Hughes was in good spirits, and appeared to be enjoying the escapade. Two autos were waiting to drive him and four aides to the North Las Vegas Airport, which he owns. There he boarded a Lockheed jet belonging to his Hughes Tool Co. and took off for the Bahamas. By the next day, Hughes was ensconced in a ninth-floor suite of the Britannia Beach Hotel on Paradise Island−with a 24-hour guard at the door.

The flight had been secretly planned for more than two months. The Paradise Island suite had been held for Hughes for more than a year at a cost of upwards of $1,000 a day. and equipped with a direct telephone line to the U.S. Back at the Desert Inn, 84 hours passed before the guards discovered that he was gone.
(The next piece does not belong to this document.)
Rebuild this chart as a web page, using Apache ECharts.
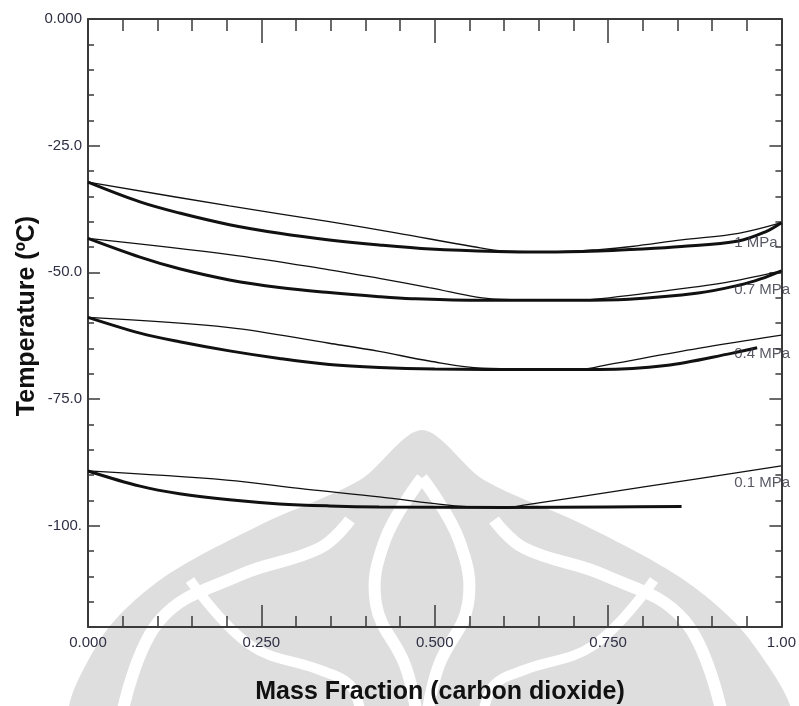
<!DOCTYPE html>
<html>
<head>
<meta charset="utf-8">
<script src="https://cdn.jsdelivr.net/npm/echarts@6/dist/echarts.min.js"></script>
<style>
html, body { margin: 0; padding: 0; background: #fff; }
#main { width: 799px; height: 706px; }
</style>
</head>
<body>
<div id="main"></div>
<script>
// tick labels as printed on the original plot
var xTickLabels = ['0.000', '0.250', '0.500', '0.750', '1.00'];
var yTickLabels = ['0.000', '-25.0', '-50.0', '-75.0', '-100.'];

// curve labels (text, mass fraction, temperature)
var pressureNames = ['1 MPa', '0.7 MPa', '0.4 MPa', '0.1 MPa'];
var pressureLabelX = [0.932, 0.932, 0.932, 0.932];
var pressureLabelT = [-44.1, -53.5, -66.0, -91.6];

// bubble (thick) and dew (thin) curves, [mass fraction CO2, T in C]
var bubble1 = [[0, -32.2], [0.075, -36.1], [0.132, -38.3], [0.204, -40.6], [0.276, -42.3], [0.348, -43.6], [0.42, -44.6], [0.494, -45.4], [0.59, -45.9], [0.66, -46.0], [0.737, -45.8], [0.784, -45.5], [0.856, -44.9], [0.938, -43.8], [0.977, -42.0], [1.0, -40.2]];
var dew1 = [[0, -32.2], [0.204, -36.9], [0.348, -40.0], [0.444, -42.2], [0.554, -44.9], [0.6, -45.8], [0.68, -45.9], [0.737, -45.5], [0.784, -44.9], [0.856, -43.6], [0.938, -42.3], [1.0, -40.2]];

var bubble07 = [[0, -43.3], [0.075, -47.0], [0.132, -49.3], [0.204, -51.5], [0.276, -53.0], [0.348, -54.0], [0.42, -54.8], [0.467, -55.2], [0.55, -55.5], [0.7, -55.5], [0.78, -55.3], [0.88, -54.1], [0.94, -52.5], [0.97, -51.3], [1.0, -49.7]];
var dew07 = [[0, -43.3], [0.204, -46.5], [0.348, -49.5], [0.42, -51.2], [0.492, -53.0], [0.588, -55.3], [0.7, -55.5], [0.74, -55.2], [0.88, -52.8], [0.928, -51.8], [1.0, -49.7]];

var bubble04 = [[0, -58.9], [0.075, -62.0], [0.132, -63.7], [0.204, -65.5], [0.276, -67.0], [0.348, -68.2], [0.42, -68.8], [0.5, -69.1], [0.65, -69.2], [0.737, -69.2], [0.833, -68.4], [0.928, -66.0], [0.965, -64.9]];
var dew04 = [[0, -58.9], [0.204, -60.9], [0.348, -64.0], [0.42, -65.6], [0.492, -67.5], [0.568, -68.9], [0.712, -69.1], [0.75, -68.2], [0.88, -65.0], [1.0, -62.4]];

var bubble01 = [[0, -89.2], [0.075, -92.2], [0.132, -93.7], [0.204, -94.9], [0.276, -95.7], [0.348, -96.1], [0.42, -96.3], [0.6, -96.4], [0.75, -96.3], [0.856, -96.2]];
var dew01 = [[0, -89.2], [0.2, -91.0], [0.313, -92.8], [0.42, -94.3], [0.516, -95.9], [0.56, -96.3], [0.61, -96.3], [0.631, -95.9], [0.804, -92.3], [1.0, -88.2]];

var axisColor = '#3a3a3a';
var labelColor = '#2e2e44';

var myChart = echarts.init(document.getElementById('main'));

function curve(data, thick) {
    return {
        type: 'line',
        data: data,
        xAxisIndex: 0,
        yAxisIndex: 0,
        showSymbol: false,
        smooth: 0.35,
        lineStyle: { color: '#111', width: thick ? 3 : 1.3 },
        z: 5,
        silent: true
    };
}

var labelData = [];
for (var i = 0; i < pressureNames.length; i++) {
    labelData.push({ value: [pressureLabelX[i], pressureLabelT[i]], name: pressureNames[i] });
}

// x axes: one carries minor ticks (0.05), one major ticks (0.25) + labels
function xAx(pos, step, tickLen, labels, line) {
    return {
        type: 'value', position: pos, min: 0, max: 1, interval: step,
        axisLine: { show: line, onZero: false, lineStyle: { color: axisColor, width: 2 } },
        axisTick: { show: true, inside: true, length: tickLen, lineStyle: { color: axisColor, width: 1.5 } },
        splitLine: { show: false },
        axisLabel: {
            show: labels, margin: 8, fontSize: 15, fontFamily: 'Liberation Sans', color: labelColor,
            showMinLabel: true, showMaxLabel: true,
            formatter: function (v) { return xTickLabels[Math.round(v / 0.25)]; }
        }
    };
}
function yMinor(pos) {
    return {
        type: 'value', position: pos, min: -120, max: 0, interval: 5,
        axisLine: { show: true, onZero: false, lineStyle: { color: axisColor, width: 2 } },
        axisTick: { show: true, inside: true, length: 6, lineStyle: { color: axisColor, width: 1.5 } },
        axisLabel: { show: false },
        splitLine: { show: false }
    };
}
function yMajor(pos, labels) {
    return {
        type: 'value', position: pos, min: 0, max: 120, interval: 25, inverse: true,
        axisLine: { show: false, onZero: false },
        axisTick: { show: true, inside: true, length: 12, lineStyle: { color: axisColor, width: 1.5 } },
        axisLabel: {
            show: labels, margin: 6, fontSize: 15, fontFamily: 'Liberation Sans', color: labelColor,
            formatter: function (v) { return yTickLabels[Math.round(v / 25)]; }
        },
        splitLine: { show: false }
    };
}

function wm(type, shape, style) {
    return { type: type, shape: shape, style: style, z: -10, silent: true };
}
var wmStroke = { fill: null, stroke: '#fff', lineWidth: 12 };
var wmStroke2 = { fill: null, stroke: '#fff', lineWidth: 10 };

var option = {
    animation: false,
    backgroundColor: '#fff',
    grid: { left: 88, right: 16, top: 19, bottom: 79, containLabel: false },
    xAxis: [
        xAx('bottom', 0.05, 11, false, true),
        xAx('bottom', 0.25, 22, true, false),
        xAx('top', 0.05, 12, false, true),
        xAx('top', 0.25, 24, false, false)
    ],
    yAxis: [yMinor('left'), yMajor('left', true), yMinor('right'), yMajor('right', false)],
    graphic: [
        // faint watermark logo behind the plot
        wm('polygon', { smooth: 0.3, points: [[76, 720], [100, 640], [160, 580], [260, 525], [360, 480], [422, 430], [484, 480], [584, 525], [684, 580], [750, 640], [785, 720]] }, { fill: '#dedede' }),
        wm('polyline', { smooth: 0.4, points: [[422, 478], [385, 540], [376, 604], [405, 665], [416, 710]] }, wmStroke),
        wm('polyline', { smooth: 0.4, points: [[422, 478], [459, 540], [468, 604], [439, 665], [428, 710]] }, wmStroke),
        wm('polyline', { smooth: 0.4, points: [[123, 710], [160, 620], [240, 575], [320, 548], [350, 520]] }, wmStroke),
        wm('polyline', { smooth: 0.4, points: [[721, 710], [684, 620], [604, 575], [524, 548], [494, 520]] }, wmStroke),
        wm('polyline', { smooth: 0.4, points: [[190, 580], [250, 645], [320, 670], [350, 685], [360, 710]] }, wmStroke2),
        wm('polyline', { smooth: 0.4, points: [[654, 580], [594, 645], [524, 670], [494, 685], [484, 710]] }, wmStroke2),
        {
            type: 'text', x: 440, y: 692, z: 10,
            style: { text: 'Mass Fraction (carbon dioxide)', font: 'bold 25px "Liberation Sans"', fill: '#111', textAlign: 'center', textVerticalAlign: 'middle' }
        },
        {
            type: 'text', x: 27, y: 316, rotation: Math.PI / 2, z: 10,
            style: { text: 'Temperature (ºC)', font: 'bold 25px "Liberation Sans"', fill: '#111', textAlign: 'center', textVerticalAlign: 'middle' }
        }
    ],
    series: [
        curve(bubble1, true), curve(dew1, false),
        curve(bubble07, true), curve(dew07, false),
        curve(bubble04, true), curve(dew04, false),
        curve(bubble01, true), curve(dew01, false),
        {
            type: 'scatter', data: labelData, symbolSize: 0, z: 6, silent: true,
            label: {
                show: true, position: [0, 0], align: 'left', verticalAlign: 'middle',
                formatter: '{b}', fontSize: 15, fontFamily: 'Liberation Sans', color: '#2e2e3e'
            }
        }
    ]
};

myChart.setOption(option);
</script>
</body>
</html>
Mormon Mafia. From his tropical headquarters, Hughes kept watch over−while staying out of the direct line of fire−an epic struggle that broke into the open last week among his lieutenants in Las Vegas. At stake was control of Hughes' $300 million Nevada empire, including five Las Vegas hotels−the Desert Inn, the Sands, the Landmark, the Frontier, the Castaways−and two other gambling houses, the Silver Slipper and Harolds Club in Reno. As with almost everything concerning Hughes, the fight was redolent with mystery, suspense and litigation.

At 64−he will be 65 on Christmas Eve−Hughes is quite possibly the richest living American. His holdings in oil-drilling equipment, aerospace, electronics, airlines, communications and real estate are worth anywhere from $1.4 billion to $2 billion. They are rivaled only by the sums amassed by Oilman J. Paul Getty, another notable eccentric. Hughes' major holdings are entirely privately owned and thus exempt from the laws that require public reports. Hughes exercises his sole control in the manner of an autocratic ruler, telephoning his orders and never deigning to appear among his subordinates.

His obsession for privacy is all-devouring. In the 1950s, he stopped seeing anyone except a handful of business associates and his "Mormon mafia"−half a dozen men chosen by him because they do not drink, smoke, womanize or have liberal ideas. They act as combination nurses, cooks, bodyguards, advisers and messengers to the outside world. For the past four years, Hughes had never been known to move out of his Las Vegas aerie. Then he decamped for Paradise Island, leaving behind some of his executives to wield the knives in the messy corporate fight.